-------- Provided material

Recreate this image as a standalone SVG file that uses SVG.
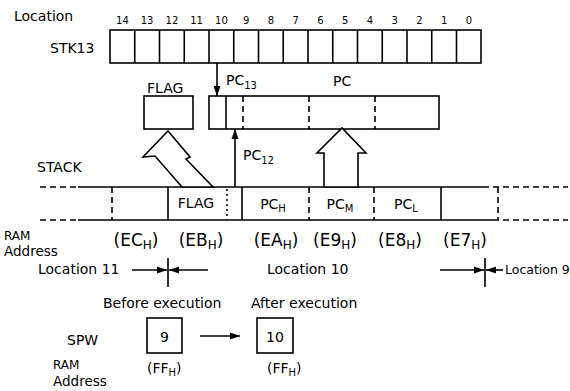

----------------
-------- Provided material

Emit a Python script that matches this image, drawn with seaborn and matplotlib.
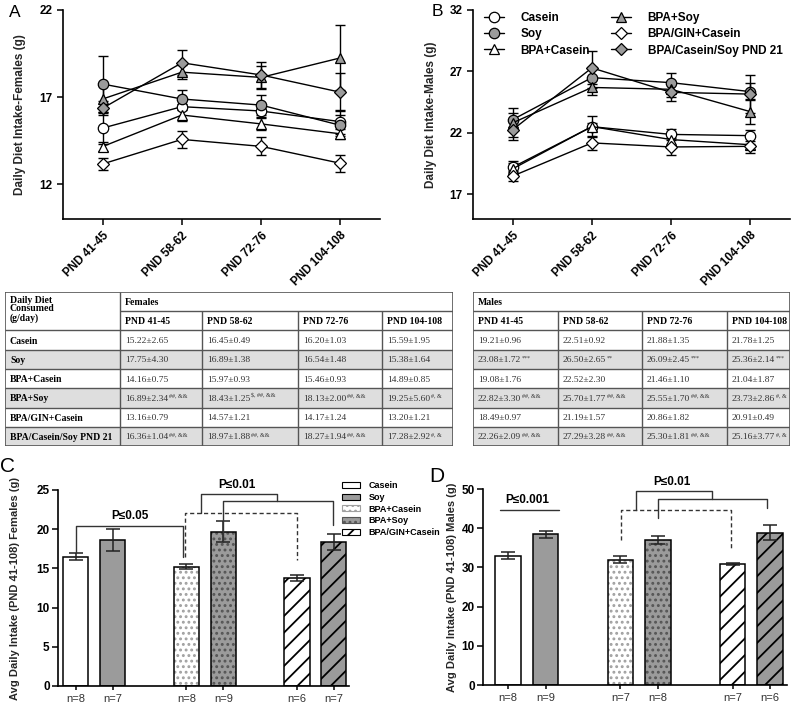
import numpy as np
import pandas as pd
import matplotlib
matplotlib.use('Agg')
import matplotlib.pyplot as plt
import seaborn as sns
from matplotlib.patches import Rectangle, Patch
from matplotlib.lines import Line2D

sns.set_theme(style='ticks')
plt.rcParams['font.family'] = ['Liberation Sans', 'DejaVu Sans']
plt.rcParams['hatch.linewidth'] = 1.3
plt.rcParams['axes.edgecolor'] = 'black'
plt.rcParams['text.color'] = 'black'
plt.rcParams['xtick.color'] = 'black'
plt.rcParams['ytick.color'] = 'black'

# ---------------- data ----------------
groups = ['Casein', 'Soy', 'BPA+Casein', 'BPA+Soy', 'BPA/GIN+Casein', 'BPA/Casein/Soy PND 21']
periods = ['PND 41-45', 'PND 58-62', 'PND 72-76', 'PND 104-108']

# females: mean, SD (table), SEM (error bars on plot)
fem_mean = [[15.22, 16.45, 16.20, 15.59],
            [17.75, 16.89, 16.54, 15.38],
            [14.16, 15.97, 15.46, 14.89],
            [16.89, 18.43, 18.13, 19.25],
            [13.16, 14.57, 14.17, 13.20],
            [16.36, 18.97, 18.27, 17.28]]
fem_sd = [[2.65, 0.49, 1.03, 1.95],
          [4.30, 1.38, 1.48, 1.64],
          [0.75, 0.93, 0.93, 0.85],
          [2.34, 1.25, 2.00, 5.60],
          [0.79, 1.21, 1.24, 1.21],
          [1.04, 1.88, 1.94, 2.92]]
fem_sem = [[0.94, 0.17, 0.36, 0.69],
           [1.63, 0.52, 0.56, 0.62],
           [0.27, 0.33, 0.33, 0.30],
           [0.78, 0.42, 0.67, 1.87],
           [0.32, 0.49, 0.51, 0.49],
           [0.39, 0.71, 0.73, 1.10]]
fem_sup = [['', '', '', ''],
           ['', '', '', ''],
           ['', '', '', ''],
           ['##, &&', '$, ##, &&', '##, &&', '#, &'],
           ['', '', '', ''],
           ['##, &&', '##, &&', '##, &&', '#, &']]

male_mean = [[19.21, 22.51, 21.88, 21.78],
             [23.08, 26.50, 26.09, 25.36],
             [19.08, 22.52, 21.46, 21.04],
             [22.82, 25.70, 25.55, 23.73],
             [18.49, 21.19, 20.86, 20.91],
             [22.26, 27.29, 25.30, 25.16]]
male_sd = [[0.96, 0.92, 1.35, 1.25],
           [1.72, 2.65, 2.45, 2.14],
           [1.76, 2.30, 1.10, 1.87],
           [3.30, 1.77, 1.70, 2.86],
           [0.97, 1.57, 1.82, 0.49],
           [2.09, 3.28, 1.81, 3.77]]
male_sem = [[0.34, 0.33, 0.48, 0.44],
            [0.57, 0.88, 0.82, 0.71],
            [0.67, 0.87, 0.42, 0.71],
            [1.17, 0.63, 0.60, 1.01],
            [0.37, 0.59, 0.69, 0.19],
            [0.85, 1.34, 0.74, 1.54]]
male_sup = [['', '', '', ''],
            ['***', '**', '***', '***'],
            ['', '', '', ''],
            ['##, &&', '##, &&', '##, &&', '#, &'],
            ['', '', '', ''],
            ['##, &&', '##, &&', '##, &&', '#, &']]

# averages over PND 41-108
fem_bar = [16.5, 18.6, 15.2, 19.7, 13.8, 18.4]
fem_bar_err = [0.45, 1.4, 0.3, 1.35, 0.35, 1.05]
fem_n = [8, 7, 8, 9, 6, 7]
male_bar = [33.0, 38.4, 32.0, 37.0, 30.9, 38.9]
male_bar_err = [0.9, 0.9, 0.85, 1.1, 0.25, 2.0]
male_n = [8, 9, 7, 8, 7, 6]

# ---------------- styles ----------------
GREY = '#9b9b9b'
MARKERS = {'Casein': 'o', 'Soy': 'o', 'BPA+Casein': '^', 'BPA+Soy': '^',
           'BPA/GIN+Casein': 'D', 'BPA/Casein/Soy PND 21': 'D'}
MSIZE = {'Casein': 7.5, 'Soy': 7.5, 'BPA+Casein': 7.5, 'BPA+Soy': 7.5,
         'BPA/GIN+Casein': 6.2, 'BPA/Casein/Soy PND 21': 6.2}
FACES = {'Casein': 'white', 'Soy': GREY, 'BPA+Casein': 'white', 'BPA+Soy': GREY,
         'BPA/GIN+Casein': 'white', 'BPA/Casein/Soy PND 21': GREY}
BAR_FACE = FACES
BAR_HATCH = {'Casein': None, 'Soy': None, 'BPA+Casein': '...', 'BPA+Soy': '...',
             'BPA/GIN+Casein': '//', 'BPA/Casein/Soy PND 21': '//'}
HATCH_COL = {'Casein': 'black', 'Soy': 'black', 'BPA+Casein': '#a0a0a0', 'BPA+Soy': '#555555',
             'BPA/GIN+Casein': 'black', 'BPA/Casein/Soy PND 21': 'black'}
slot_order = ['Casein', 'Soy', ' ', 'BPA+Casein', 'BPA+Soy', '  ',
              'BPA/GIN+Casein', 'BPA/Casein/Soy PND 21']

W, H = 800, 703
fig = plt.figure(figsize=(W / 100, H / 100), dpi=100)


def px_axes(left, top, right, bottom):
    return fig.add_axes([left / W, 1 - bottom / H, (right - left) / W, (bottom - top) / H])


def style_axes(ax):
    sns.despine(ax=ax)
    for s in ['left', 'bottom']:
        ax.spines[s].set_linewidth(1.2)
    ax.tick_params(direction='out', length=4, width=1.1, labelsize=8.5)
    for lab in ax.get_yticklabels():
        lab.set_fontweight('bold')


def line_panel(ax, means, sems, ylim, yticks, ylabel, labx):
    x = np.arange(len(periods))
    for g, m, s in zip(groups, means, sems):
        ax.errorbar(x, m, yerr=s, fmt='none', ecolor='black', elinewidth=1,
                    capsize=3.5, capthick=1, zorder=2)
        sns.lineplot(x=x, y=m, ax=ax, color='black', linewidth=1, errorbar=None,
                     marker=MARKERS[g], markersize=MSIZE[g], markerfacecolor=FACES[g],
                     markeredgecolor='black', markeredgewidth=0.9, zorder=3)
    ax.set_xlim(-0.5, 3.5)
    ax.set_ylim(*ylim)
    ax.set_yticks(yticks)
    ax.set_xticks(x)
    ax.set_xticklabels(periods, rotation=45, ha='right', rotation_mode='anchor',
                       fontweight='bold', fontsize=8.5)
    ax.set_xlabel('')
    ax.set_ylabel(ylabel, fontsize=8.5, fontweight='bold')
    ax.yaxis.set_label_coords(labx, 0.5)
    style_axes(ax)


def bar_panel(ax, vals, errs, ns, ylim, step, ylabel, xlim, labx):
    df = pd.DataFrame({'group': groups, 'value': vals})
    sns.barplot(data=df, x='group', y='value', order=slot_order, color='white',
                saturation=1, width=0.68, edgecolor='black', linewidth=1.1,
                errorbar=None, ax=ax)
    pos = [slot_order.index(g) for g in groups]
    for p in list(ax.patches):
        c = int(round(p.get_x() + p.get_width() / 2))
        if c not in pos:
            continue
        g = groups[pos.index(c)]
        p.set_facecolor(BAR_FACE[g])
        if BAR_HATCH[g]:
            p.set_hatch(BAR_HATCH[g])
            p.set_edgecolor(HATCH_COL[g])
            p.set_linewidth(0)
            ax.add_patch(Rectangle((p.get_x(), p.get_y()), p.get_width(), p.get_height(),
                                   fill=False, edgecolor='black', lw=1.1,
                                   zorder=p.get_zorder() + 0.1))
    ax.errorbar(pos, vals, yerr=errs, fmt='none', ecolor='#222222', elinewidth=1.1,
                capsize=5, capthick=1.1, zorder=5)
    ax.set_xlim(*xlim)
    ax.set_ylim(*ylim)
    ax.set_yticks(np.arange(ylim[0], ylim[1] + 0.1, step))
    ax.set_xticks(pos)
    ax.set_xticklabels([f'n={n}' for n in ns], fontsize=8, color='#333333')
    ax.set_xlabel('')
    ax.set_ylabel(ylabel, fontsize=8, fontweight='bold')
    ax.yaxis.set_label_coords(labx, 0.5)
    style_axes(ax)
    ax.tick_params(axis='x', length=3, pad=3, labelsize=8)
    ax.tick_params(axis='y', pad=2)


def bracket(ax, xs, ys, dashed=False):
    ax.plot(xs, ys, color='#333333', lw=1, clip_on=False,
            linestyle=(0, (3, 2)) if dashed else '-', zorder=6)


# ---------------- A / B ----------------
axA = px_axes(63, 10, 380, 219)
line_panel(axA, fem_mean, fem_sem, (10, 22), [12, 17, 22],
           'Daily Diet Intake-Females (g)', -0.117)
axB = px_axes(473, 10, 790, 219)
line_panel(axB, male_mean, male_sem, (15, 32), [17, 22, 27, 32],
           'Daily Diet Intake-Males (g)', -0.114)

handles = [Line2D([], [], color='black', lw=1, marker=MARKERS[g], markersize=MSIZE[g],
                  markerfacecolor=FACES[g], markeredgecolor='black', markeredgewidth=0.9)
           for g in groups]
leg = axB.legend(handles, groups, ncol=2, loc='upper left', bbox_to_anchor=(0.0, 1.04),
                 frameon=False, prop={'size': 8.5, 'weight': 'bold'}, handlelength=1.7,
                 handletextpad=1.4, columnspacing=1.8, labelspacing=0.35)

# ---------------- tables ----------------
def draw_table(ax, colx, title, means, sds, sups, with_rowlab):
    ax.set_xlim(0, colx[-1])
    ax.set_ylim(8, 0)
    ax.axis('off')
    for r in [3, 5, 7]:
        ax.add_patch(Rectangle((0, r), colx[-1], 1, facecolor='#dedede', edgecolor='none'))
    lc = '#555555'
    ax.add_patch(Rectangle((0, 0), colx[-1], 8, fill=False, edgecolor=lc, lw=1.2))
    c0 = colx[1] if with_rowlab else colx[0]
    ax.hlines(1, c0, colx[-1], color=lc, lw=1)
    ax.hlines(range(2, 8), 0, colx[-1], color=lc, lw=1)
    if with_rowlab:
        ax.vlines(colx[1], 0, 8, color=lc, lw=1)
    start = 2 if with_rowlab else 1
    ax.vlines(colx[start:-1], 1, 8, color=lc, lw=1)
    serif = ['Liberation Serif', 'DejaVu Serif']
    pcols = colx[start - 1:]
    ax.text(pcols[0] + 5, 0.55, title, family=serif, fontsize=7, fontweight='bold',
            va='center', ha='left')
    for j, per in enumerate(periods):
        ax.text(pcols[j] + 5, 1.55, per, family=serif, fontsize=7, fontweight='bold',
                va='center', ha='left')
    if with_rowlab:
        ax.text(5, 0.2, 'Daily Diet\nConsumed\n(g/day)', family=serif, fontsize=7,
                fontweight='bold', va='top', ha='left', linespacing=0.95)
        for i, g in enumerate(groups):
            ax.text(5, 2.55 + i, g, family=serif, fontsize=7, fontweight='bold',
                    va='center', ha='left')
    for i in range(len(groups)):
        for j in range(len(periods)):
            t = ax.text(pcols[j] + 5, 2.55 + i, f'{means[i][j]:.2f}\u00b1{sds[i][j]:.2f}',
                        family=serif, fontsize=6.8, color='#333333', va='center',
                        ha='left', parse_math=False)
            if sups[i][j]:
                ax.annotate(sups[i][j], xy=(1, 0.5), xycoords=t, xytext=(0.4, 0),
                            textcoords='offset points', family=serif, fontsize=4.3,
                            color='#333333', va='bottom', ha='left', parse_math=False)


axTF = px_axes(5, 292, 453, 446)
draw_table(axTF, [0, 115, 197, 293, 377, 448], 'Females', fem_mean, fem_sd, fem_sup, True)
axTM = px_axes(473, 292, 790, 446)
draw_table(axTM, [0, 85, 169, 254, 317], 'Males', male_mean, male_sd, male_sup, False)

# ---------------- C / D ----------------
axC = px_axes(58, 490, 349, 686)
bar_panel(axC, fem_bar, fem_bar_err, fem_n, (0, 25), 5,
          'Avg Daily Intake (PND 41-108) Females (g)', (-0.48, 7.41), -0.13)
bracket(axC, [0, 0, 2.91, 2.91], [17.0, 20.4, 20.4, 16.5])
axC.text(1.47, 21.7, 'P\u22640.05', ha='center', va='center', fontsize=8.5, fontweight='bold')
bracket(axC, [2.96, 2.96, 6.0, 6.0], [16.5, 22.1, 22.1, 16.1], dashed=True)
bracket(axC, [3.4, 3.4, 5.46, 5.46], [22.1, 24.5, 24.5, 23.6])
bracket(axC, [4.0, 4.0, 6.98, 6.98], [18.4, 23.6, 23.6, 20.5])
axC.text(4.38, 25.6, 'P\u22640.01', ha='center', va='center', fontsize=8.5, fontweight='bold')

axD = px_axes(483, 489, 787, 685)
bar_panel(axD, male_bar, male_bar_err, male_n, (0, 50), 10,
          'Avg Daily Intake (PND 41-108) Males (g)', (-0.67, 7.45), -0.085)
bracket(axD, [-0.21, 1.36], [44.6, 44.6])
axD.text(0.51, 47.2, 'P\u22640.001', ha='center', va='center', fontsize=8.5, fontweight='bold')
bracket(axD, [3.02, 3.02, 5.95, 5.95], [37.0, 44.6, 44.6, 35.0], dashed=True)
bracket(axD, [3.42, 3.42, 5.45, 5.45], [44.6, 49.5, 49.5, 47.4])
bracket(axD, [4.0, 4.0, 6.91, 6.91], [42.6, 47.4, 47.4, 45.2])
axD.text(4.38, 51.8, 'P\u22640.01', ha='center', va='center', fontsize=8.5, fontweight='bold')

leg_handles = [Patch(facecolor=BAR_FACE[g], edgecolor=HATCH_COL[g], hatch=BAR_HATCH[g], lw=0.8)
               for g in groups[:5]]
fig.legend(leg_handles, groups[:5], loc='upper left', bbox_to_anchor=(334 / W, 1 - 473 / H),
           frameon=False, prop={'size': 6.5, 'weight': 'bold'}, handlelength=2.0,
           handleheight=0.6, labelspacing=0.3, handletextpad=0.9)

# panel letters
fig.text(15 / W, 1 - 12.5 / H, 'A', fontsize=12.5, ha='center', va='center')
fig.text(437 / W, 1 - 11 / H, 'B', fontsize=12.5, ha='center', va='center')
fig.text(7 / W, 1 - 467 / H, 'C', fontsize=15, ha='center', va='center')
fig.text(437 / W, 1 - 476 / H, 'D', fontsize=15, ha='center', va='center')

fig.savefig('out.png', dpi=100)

----------------

:: What is expected ::
Restate word for word the lines that begin at the one with "Emit a Python" and end at the one with "periods = ['PND", including both, and leave every picture aside.

:: Worked solution ::
Emit a Python script that matches this image, drawn with seaborn and matplotlib.
import numpy as np
import pandas as pd
import matplotlib
matplotlib.use('Agg')
import matplotlib.pyplot as plt
import seaborn as sns
from matplotlib.patches import Rectangle, Patch
from matplotlib.lines import Line2D

sns.set_theme(style='ticks')
plt.rcParams['font.family'] = ['Liberation Sans', 'DejaVu Sans']
plt.rcParams['hatch.linewidth'] = 1.3
plt.rcParams['axes.edgecolor'] = 'black'
plt.rcParams['text.color'] = 'black'
plt.rcParams['xtick.color'] = 'black'
plt.rcParams['ytick.color'] = 'black'

# ---------------- data ----------------
groups = ['Casein', 'Soy', 'BPA+Casein', 'BPA+Soy', 'BPA/GIN+Casein', 'BPA/Casein/Soy PND 21']
periods = ['PND 41-45', 'PND 58-62', 'PND 72-76', 'PND 104-108']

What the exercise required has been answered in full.